### Problem
Starting at the top of the listing, extract every line up to and including the one with "(0,0) rectangle (1154,558);". Pictures stay out of the copy.

### Data block
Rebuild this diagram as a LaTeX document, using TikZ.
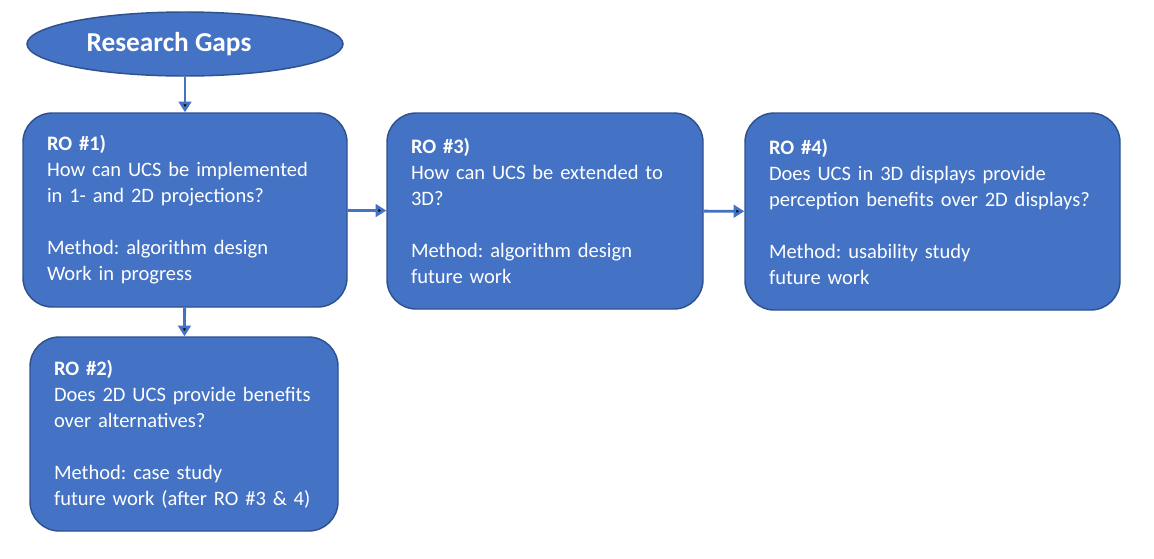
\documentclass[tikz,border=0pt]{standalone}
\usepackage{fontspec}
\setmainfont{Carlito}
\frenchspacing
\usetikzlibrary{shapes.geometric,arrows.meta}
\definecolor{rofill}{HTML}{4472C4}
\definecolor{roline}{HTML}{2F528F}
\tikzset{
  robox/.style={draw=roline, fill=rofill, line width=1.1pt, rounded corners=22pt,
    text=white, align=left, font=\fontsize{15.4}{19.5}\selectfont},
  roarrow/.style={draw=rofill, line width=2.2pt, -{Triangle[length=8pt,width=9.5pt]}}
}
\begin{document}
\begin{tikzpicture}[x=0.75pt, y=-0.75pt]
        \useasboundingbox (0,0) rectangle (1154,558);

        \node[ellipse, draw=roline, fill=rofill, line width=1.1pt, minimum width=237pt, minimum height=48pt] (gaps) at (185,44) {};
        \node[text=white, font=\fontsize{20.5}{24}\selectfont\bfseries] (gapstitle) at (169,44) {Research Gaps};

        \node[robox, minimum width=243pt, minimum height=145.5pt, text width=207pt] (ro1) at (185,210)
          {\textbf{RO \#1)}\\How can UCS be implemented\\in 1- and 2D projections?\\[19.5pt]Method: algorithm design\\Work in progress};
        \node[robox, minimum width=231pt, minimum height=145.5pt, text width=195pt] (ro2) at (184,434)
          {\textbf{RO \#2)}\\Does 2D UCS provide benefits\\over alternatives?\\[19.5pt]Method: case study\\future work (after RO \#3 \& 4)};
        \node[robox, minimum width=237pt, minimum height=147pt, text width=201pt] (ro3) at (545,211)
          {\textbf{RO \#3)}\\How can UCS be extended to\\3D?\\[19.5pt]Method: algorithm design\\future work};
        \node[robox, minimum width=281.25pt, minimum height=147.75pt, text width=245.25pt] (ro4) at (932.5,211.5)
          {\textbf{RO \#4)}\\Does UCS in 3D displays provide\\perception benefits over 2D displays?\\[19.5pt]Method: usability study\\future work};

        % research objectives flow
        \path [roarrow] (gaps) edge (ro1);
        \path [roarrow] (ro1) edge (ro2);
        \path [roarrow] (ro1) edge (ro3);
        \path [roarrow] (ro3) edge (ro4);
\end{tikzpicture}
\end{document}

### Task output
Rebuild this diagram as a LaTeX document, using TikZ.
\documentclass[tikz,border=0pt]{standalone}
\usepackage{fontspec}
\setmainfont{Carlito}
\frenchspacing
\usetikzlibrary{shapes.geometric,arrows.meta}
\definecolor{rofill}{HTML}{4472C4}
\definecolor{roline}{HTML}{2F528F}
\tikzset{
  robox/.style={draw=roline, fill=rofill, line width=1.1pt, rounded corners=22pt,
    text=white, align=left, font=\fontsize{15.4}{19.5}\selectfont},
  roarrow/.style={draw=rofill, line width=2.2pt, -{Triangle[length=8pt,width=9.5pt]}}
}
\begin{document}
\begin{tikzpicture}[x=0.75pt, y=-0.75pt]
        \useasboundingbox (0,0) rectangle (1154,558);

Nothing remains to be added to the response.